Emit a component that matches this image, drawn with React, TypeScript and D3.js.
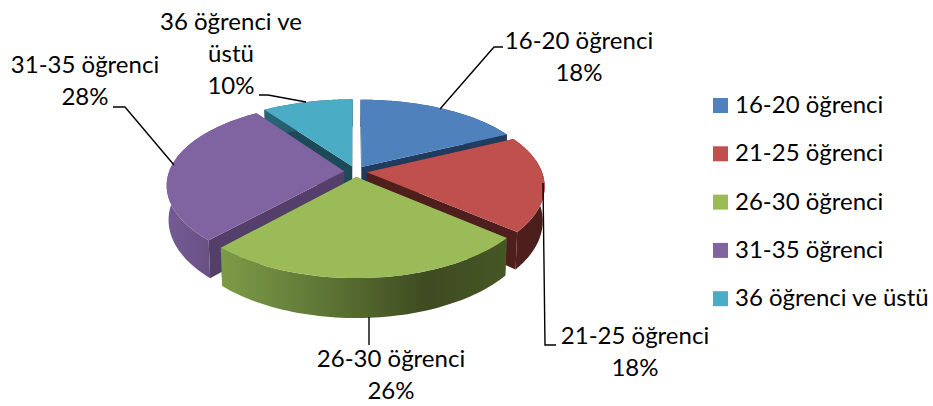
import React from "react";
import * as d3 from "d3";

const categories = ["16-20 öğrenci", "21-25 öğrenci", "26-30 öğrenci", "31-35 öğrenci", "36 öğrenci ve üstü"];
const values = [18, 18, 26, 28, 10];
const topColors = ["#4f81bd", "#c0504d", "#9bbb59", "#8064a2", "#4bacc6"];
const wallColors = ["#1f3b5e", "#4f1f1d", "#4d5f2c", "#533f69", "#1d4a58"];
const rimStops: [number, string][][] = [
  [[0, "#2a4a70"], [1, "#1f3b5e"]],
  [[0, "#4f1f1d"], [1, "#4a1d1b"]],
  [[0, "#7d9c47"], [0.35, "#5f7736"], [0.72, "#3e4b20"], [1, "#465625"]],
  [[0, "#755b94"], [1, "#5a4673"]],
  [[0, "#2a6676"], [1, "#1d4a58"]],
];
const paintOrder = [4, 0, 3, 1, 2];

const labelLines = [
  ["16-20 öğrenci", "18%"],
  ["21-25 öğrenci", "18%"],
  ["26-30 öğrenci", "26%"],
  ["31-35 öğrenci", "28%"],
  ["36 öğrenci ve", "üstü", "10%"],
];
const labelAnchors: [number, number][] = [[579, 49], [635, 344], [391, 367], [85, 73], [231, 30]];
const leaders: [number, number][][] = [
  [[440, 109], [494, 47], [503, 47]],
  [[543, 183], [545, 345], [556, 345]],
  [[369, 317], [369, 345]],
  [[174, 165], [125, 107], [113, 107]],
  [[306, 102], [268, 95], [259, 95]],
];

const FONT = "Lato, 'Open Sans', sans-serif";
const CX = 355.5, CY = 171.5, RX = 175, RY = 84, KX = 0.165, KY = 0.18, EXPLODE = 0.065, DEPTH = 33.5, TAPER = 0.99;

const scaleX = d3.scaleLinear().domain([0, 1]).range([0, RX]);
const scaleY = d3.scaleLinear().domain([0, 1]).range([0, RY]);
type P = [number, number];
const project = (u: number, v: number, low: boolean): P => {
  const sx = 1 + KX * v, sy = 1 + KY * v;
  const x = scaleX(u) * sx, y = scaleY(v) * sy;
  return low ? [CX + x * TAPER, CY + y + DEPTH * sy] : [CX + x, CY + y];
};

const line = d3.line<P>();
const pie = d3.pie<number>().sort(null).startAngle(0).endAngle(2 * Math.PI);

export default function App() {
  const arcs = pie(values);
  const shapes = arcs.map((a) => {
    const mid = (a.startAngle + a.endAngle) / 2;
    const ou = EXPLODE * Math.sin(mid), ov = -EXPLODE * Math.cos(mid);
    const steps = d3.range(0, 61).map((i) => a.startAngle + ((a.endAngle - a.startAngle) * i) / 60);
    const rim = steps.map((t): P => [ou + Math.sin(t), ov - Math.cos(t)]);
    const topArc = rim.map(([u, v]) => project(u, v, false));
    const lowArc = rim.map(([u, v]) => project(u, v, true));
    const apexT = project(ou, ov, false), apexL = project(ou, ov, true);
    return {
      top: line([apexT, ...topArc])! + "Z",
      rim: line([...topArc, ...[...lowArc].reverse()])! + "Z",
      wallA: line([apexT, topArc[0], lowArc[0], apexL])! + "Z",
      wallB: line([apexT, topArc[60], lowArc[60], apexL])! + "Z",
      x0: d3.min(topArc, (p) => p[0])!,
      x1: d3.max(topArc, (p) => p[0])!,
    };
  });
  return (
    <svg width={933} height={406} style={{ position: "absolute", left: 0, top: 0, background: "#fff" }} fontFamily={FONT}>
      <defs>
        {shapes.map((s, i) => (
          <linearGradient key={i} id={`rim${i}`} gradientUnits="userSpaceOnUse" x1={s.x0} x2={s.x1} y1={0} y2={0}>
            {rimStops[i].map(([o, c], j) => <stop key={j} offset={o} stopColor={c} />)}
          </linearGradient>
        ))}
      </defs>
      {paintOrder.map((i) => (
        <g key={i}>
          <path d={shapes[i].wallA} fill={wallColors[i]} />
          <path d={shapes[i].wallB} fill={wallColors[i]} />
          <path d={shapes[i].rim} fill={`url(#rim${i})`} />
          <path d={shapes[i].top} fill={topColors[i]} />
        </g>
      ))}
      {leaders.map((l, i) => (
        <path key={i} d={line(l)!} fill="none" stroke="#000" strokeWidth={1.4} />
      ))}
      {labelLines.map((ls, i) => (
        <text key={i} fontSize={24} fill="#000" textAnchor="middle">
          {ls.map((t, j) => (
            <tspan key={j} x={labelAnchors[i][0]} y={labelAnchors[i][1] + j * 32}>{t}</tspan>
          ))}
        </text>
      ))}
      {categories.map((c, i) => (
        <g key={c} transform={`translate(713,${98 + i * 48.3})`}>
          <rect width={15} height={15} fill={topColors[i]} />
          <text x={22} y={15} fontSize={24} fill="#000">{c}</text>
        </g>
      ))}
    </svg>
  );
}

WHAT YOU HAVE TO DO
Exactly restate the lines from the beginning of the data through the line with "import * as", and no others, keeping pictures out.

THE REPLY
Emit a component that matches this image, drawn with React, TypeScript and D3.js.
import React from "react";
import * as d3 from "d3";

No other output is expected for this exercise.